Image via Flickr/ Kārlis Dambrāns

Blackberry Ltd. (NASDAQ: BBRY) reported on Monday that it was exploring strategic alternatives for the future of the Company. These alternatives may include a joint venture, partnerships, or a sale of the company. The Canadian smart phone manufacturer has formed a special committee to explore these alternatives. The committee is headed by board member Timothy Dattels and includes CEO Thorston Heins. The Company’s shares initially rose nearly 10% on the news on higher than average volume.

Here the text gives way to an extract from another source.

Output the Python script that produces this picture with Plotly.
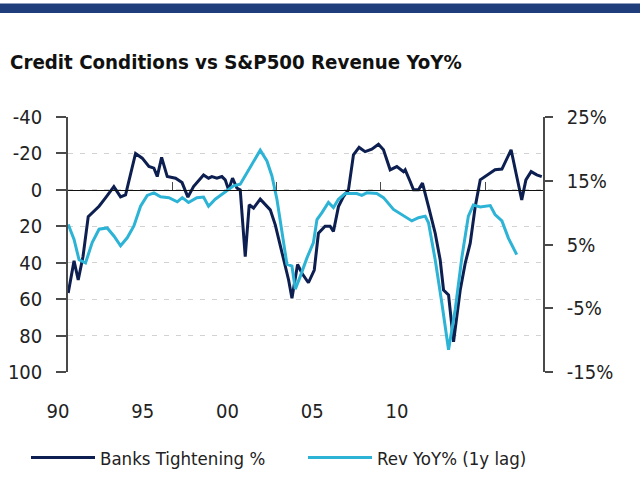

Blackberry has had an infamous and rapid fall from grace, and was hoping to orchestrate a comeback with its Blackberry 10 product line. Unfortunately, the Blackberry 10 launch has failed to bring the Company back from the brink. The new phone and platform may have come too late. Blackberry shipped 6.8 million smart phones during its most recent quarter, although that number only included 2.7 million Blackberry 10s. Analysts had predicted almost 1 million more phones to be shipped during that period. The Board of Directors may feel pressure to take significant action now that it appears the Blackberry 10 is not performing as well as expected.

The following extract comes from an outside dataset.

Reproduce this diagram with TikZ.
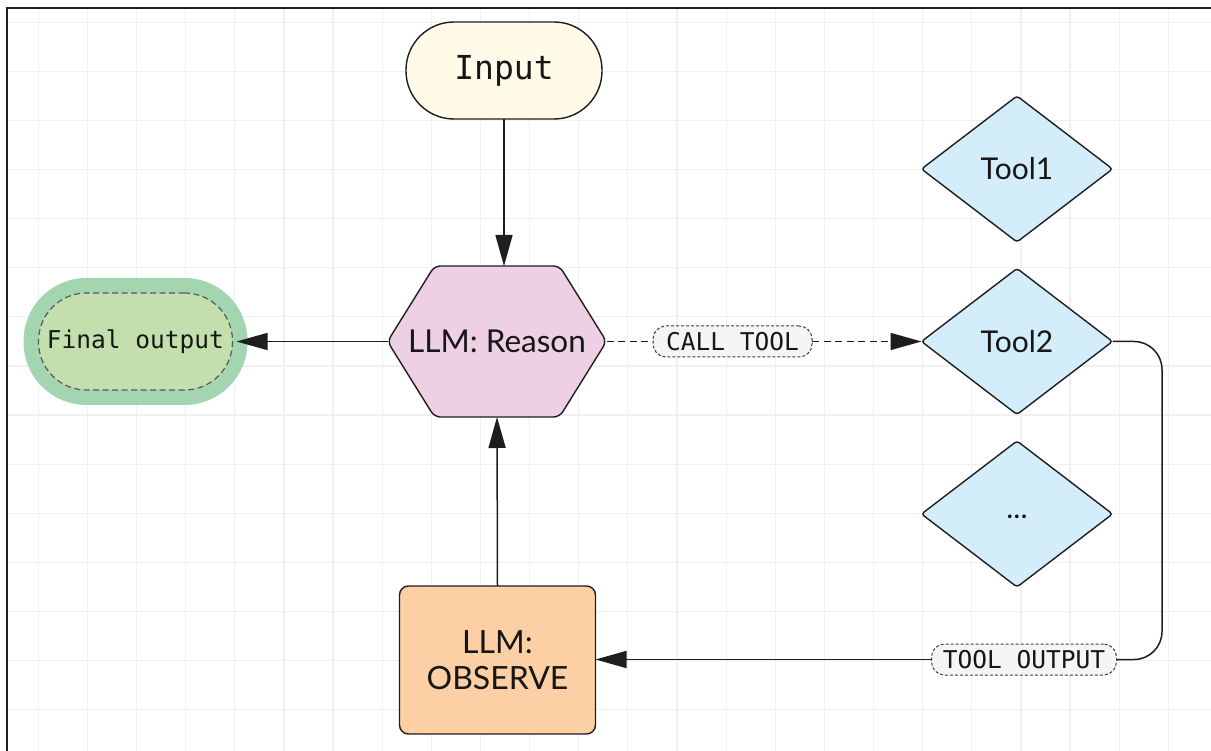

For the quarter ending June, Blackberry reported revenue of $3.1 billion. This was up 15% over the prior quarter, and up from $2.8 billion in revenue for the prior year quarter. Still, the Company reported a loss of $84 million at $0.16 per share. Blackberry reported gross revenues of $11.07 billion for the fiscal year of 2013, versus revenues of $19.9 billion for its fiscal year 2011. Annual revenues are declining rapidly as Blackberry products fall out of favor. The Company further had a loss of $1.25 billion for the 2013 fiscal year, versus profits of $3.34 billion in 2011. However, Blackberry may be on somewhat stable foot as it has net cash reserves of $3 billion.

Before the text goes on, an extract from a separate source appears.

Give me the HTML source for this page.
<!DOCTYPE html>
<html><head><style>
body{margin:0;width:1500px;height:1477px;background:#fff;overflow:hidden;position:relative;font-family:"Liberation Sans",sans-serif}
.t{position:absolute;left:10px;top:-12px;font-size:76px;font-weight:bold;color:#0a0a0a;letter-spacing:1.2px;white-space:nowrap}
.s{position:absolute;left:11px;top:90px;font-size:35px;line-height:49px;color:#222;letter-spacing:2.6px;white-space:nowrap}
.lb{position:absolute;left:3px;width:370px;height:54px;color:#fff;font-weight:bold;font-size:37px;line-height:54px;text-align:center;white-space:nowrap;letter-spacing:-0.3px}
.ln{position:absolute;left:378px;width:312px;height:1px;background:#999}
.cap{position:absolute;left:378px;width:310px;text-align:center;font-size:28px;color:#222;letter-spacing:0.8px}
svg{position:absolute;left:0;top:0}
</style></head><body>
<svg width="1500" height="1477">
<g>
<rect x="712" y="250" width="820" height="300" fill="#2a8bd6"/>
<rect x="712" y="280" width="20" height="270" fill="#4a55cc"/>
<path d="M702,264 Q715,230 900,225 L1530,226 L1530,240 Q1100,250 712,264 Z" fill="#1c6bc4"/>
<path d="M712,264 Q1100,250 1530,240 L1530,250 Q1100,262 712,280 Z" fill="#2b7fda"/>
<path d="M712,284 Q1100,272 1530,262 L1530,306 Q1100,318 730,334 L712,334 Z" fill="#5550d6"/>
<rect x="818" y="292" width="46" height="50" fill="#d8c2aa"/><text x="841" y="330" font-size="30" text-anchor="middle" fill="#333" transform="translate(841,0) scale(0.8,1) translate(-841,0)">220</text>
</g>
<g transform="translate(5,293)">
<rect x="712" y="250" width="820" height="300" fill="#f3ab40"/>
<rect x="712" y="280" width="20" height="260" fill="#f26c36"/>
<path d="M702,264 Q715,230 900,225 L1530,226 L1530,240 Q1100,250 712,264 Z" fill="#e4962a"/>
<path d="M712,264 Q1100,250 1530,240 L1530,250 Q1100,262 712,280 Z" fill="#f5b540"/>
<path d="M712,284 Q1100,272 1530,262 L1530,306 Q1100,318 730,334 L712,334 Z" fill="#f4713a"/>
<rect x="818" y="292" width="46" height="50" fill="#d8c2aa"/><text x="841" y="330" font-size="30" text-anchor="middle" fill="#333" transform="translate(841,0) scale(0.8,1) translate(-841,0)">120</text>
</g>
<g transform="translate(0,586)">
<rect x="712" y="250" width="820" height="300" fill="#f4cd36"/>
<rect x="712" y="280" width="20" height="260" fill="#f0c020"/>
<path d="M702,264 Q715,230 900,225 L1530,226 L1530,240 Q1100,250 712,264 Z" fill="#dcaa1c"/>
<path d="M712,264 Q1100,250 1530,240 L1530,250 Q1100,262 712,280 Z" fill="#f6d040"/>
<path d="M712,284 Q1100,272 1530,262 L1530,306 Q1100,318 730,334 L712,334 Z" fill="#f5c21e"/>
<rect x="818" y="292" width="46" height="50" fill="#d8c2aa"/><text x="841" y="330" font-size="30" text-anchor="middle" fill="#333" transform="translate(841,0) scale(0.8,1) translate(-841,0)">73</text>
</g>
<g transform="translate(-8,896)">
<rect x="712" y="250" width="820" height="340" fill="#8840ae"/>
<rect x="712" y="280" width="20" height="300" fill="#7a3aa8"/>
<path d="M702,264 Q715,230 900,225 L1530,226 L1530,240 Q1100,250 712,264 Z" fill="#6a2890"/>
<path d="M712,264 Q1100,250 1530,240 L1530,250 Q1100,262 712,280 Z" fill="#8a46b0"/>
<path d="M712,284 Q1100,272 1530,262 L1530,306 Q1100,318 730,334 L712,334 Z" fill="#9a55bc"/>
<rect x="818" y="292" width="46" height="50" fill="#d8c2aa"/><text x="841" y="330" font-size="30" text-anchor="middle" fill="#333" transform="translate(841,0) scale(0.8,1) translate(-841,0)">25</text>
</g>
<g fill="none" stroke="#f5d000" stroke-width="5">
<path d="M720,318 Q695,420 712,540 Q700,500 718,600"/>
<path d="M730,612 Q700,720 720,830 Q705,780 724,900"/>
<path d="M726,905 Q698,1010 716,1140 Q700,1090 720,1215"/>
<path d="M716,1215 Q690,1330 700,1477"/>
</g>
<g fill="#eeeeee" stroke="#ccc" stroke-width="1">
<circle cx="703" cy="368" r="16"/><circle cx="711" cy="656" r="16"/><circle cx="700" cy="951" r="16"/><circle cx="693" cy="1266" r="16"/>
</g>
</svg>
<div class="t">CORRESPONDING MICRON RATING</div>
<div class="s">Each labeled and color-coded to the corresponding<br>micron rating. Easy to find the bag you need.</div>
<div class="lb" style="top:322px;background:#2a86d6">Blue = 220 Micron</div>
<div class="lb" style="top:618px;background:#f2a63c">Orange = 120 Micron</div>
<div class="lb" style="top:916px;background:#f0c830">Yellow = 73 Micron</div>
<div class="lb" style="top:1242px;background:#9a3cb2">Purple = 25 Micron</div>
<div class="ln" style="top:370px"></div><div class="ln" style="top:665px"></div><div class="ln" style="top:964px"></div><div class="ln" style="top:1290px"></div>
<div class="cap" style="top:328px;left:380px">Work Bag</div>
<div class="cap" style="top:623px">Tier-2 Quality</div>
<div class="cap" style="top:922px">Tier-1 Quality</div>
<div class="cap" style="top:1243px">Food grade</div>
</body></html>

The Company has a current market capitalization of only $5.66 billion. This is down substantially from a market capitalization of $83.02 billion in June of 2008. Blackberry hit a high of $148 in June of 2008. In the past five years, Blackberry’s shares have dropped over 92%. The story of Blackberry’s fall is illustrative of how quickly a technology company can lose market share, and essentially render itself obsolete. The Company was a leader in the smart phone sector, but quickly lost ground to Apple, Inc. (NASDAQ: AAPL). Blackberry had a measly 2.9% of the smart phone market as of the end of March, versus a market share of nearly 45% in 2009.

There is still a substantial short interest in Blackberry shares, with nearly 146 million shares being shorted at the end of July for a short float of 31.79% and a short ratio of 5.66. The stock is currently trading at $11.3 near the 50-day SMA, but is trading well below the 200-day SMA. There appears to be resistance in a band from around $11.50 to $11.80. The price will need to break through that level on strong volume to confirm an upward pattern. The monthly volatility is at 4.19%, and the beta is at 1.64.

BBRY-Chart-8-13-2013

The underlying message from Blackberry’s most recent announcement is that the Company is essentially for sale. The question is who would want to buy Blackberry considering its current market position. Apple and Samsung are the biggest players in the smart phone sector. Yet, both companies are likely not salivating at the prospects of Blackberry with its minor market share. It is unclear what companies would benefit from the Blackberry 10 platform, although the Blackberry patent portfolio may have some value. With the future of the Company unclear at this point, it is uncertain whether the stock is a solid investment.

Disclosure: The author has no position in any of the stocks mentioned, and does not intend to initiate a position in the next 72 hours.